A New Definition of Love

By Joeel A. Rivera, M.Ed.

What is love?

Well, I would love to tell you my answer but it may not fit your reality or your definition of love. I don’t recommend looking to society, as a whole, or the media or the movies for an answer either; we have all been sold a false-dream of what relationships are supposed to encompass through contradictory images and unhealthy representations. Is it any wonder that most people who are single are dying to be in a relationship but when they get involved with someone they are then dying to get out of it?

How many people do you know who are truly satisfied with their relationships? Probably not many. We all want that human connection, but we also want the independence to grow. The misconception is that we can’t have both. This belief creates a conflict because what our spirit truly wants is to share the journey of growth with others, especially with someone in an intimate way, but when we do we often lose ourselves and our freedom. Trapped either avoiding relationships or feeling disconnected within them, many people today seek to meet their needs through social media, becoming addicted to checking their Facebook and Twitter accounts, only to remain ultimately unfulfilled. What we are all really seeking is enlightened relationships and deeper connections, but we settle for surface relationships and disconnection.

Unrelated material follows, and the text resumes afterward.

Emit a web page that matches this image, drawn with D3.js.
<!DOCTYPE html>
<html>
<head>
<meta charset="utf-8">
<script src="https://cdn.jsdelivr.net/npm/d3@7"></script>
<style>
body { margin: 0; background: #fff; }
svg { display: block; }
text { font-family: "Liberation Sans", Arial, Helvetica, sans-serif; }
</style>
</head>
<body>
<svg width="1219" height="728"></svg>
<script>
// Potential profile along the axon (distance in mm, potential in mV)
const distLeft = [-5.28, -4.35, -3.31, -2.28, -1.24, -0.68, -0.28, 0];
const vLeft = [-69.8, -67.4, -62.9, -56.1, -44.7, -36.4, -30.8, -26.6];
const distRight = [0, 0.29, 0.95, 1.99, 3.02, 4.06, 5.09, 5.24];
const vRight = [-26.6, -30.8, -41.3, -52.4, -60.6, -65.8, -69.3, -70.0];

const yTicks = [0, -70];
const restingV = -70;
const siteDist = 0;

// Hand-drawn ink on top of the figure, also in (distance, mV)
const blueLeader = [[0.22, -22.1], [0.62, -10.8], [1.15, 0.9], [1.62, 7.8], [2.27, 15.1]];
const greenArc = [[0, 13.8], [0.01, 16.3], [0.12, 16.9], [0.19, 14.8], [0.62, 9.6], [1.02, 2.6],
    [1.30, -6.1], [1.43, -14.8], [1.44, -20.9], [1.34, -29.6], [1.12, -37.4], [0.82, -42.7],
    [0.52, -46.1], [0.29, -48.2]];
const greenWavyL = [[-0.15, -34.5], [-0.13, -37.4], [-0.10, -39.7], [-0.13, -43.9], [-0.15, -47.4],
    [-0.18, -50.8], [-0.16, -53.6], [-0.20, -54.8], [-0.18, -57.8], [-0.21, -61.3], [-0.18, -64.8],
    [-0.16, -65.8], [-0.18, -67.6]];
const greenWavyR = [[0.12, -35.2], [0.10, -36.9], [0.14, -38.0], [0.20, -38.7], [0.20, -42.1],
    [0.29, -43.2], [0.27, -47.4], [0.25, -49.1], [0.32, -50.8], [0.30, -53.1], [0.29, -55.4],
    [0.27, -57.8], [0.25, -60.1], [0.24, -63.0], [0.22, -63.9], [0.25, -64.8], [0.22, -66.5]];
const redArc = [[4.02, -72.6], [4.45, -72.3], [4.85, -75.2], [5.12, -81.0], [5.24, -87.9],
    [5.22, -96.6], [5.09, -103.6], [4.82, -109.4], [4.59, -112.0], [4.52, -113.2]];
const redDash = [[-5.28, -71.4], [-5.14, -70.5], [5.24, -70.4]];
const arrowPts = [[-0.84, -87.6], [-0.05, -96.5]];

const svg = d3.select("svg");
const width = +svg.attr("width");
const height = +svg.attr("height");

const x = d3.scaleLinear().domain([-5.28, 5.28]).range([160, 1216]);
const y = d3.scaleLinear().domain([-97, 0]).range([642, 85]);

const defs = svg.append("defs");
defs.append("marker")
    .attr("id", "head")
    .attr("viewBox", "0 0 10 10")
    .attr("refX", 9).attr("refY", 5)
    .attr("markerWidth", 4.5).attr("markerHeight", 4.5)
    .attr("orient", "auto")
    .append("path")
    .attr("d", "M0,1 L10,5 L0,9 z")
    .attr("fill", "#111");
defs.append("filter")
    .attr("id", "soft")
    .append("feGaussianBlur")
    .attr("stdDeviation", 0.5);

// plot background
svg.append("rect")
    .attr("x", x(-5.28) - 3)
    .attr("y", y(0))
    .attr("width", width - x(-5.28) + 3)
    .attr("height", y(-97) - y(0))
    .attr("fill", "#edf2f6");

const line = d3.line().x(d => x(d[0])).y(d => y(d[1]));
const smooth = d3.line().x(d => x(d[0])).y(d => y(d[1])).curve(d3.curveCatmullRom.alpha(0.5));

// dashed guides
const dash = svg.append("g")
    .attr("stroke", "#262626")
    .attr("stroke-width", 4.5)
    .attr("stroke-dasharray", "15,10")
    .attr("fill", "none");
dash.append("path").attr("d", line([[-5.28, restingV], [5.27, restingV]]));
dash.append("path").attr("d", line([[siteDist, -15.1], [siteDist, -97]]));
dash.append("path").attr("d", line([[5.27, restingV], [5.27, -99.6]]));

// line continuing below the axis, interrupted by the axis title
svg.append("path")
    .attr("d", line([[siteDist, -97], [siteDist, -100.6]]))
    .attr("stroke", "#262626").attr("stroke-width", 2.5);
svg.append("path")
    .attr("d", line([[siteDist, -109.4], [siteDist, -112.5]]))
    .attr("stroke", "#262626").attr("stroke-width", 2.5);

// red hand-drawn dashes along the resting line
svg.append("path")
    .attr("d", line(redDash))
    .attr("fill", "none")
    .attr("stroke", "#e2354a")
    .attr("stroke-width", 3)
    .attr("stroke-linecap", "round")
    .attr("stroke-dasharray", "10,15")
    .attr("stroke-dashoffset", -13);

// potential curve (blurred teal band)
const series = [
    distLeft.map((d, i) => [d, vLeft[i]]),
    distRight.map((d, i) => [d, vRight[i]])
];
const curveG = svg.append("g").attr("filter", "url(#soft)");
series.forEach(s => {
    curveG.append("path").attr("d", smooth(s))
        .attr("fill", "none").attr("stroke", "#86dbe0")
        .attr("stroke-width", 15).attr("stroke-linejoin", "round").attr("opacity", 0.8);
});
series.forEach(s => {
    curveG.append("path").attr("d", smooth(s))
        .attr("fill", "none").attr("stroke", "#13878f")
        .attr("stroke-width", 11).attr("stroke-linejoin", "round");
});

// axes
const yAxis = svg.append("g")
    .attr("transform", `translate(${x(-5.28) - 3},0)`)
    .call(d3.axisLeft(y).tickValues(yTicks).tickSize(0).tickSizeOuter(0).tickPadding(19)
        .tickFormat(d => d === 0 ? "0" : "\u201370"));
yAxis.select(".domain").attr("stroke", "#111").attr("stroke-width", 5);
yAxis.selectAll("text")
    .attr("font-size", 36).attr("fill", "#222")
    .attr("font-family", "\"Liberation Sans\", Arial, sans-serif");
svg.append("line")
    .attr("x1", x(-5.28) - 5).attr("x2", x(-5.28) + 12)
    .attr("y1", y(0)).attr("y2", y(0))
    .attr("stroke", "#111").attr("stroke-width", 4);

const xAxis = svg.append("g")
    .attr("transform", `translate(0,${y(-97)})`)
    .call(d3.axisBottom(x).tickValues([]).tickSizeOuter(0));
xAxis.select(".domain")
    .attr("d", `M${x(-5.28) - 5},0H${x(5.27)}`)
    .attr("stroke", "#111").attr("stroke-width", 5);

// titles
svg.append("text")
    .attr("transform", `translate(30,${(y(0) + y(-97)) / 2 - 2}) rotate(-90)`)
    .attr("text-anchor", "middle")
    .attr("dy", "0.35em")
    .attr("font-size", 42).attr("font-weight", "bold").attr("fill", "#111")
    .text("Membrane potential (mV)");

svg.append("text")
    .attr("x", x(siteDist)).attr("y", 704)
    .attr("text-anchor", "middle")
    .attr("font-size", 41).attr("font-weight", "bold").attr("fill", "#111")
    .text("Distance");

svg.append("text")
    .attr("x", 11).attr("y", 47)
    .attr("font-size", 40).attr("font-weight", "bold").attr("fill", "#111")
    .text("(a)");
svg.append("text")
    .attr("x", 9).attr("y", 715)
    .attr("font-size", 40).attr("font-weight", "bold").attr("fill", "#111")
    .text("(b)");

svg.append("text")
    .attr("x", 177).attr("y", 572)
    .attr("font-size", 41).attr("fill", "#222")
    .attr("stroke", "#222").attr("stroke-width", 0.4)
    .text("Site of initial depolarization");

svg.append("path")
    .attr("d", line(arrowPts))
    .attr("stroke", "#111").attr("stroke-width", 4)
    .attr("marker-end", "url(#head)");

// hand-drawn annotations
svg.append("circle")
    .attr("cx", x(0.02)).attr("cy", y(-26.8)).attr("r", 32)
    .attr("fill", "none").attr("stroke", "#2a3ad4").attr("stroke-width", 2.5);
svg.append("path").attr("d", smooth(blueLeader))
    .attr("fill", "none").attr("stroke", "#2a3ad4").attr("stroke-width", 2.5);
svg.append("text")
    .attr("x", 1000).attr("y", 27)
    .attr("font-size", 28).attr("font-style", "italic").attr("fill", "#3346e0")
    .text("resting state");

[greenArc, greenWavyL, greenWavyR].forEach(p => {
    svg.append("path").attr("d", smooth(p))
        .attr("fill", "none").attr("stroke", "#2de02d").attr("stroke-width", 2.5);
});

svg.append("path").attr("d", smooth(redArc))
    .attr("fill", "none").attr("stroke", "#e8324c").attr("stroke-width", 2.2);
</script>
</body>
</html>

More and more people have reached the point at which the status quo of being in a relationship because it’s the “thing to do” just won’t cut it anymore. If you’re reading this, chances are you are one of these people. We want to live a truly fulfilling life with someone—a relationship in which even after 20 years the same joy and passion we had at the outset is still there. Is that possible? YES.

In order to live this reality, we must embrace this new movement toward an enlightened relationships. We must question all our assumptions, expectations, baggage, and belief systems. We must redefine our roles, change the way we communicate, and develop strategies for handling stress.

The true journey to an enlightened relationship comes from within.

Enlightened relationships are created by the joining of two whole souls—not from fragments of two broken ones. Enlightened relationships are based on want, not the feeling of need. The critical mistake that many people make is looking for a relationship to fill their empty cups. Only once you learn to take care of yourself, and keep your own cups full, will a relationship truly add to your life without taking away from it.

True intimacy is possible in relationships when we are willing to be vulnerable enough to expose the parts of ourselves that have been kept hidden, even from our own awareness.

For example, I once had a student that was having difficulties understanding why she had a lot of resistance to her boyfriend wanting to live in the same county as her, talk to her over the phone every day, and see her often. In her perspective, this was not necessary and was overwhelming, while for him it seemed a normal part of a functional relationship. As we discussed the situation further, I asked what her dad did for a living when she was growing up. She replied that he had his own business and traveled most of the week; therefore, he was only at home during the weekend. As she told me about her father and mother’s relationship, due to the traveling, the light bulb turned on and her eyes became wide. She smiled, finally understanding why she had the resistance. The reality is that many of our expectations and roles in a relationship have been defined in our upbringing. We are often unaware of the baggage that these experiences create and the shadows they cast on our lives. When we are vulnerable with ourselves and we allow these shadows to surface, they present opportunities to release old patterns and create true intimacy.

If you want an enlightened relationship, you must first recognize that your emotions in relationships—especially those that pop up often or feel extreme—serve the purpose of alerting you to what programs you have hanging out in the shadows of your unconscious mind. Once you expose them to the light, you will be able to make the conscious, enlightened, decision to change your patterns.

Practice being aware of how you feel in your relationships. Notice what triggers you. Observe how you feel and consider what may be the hidden cause. Catch yourself when you react out of “habit” and question where you learned that pattern. Take your power back by studying your own emotions. This will allow you to pull the weed out from its roots, instead of cutting it off just to watch it grow back.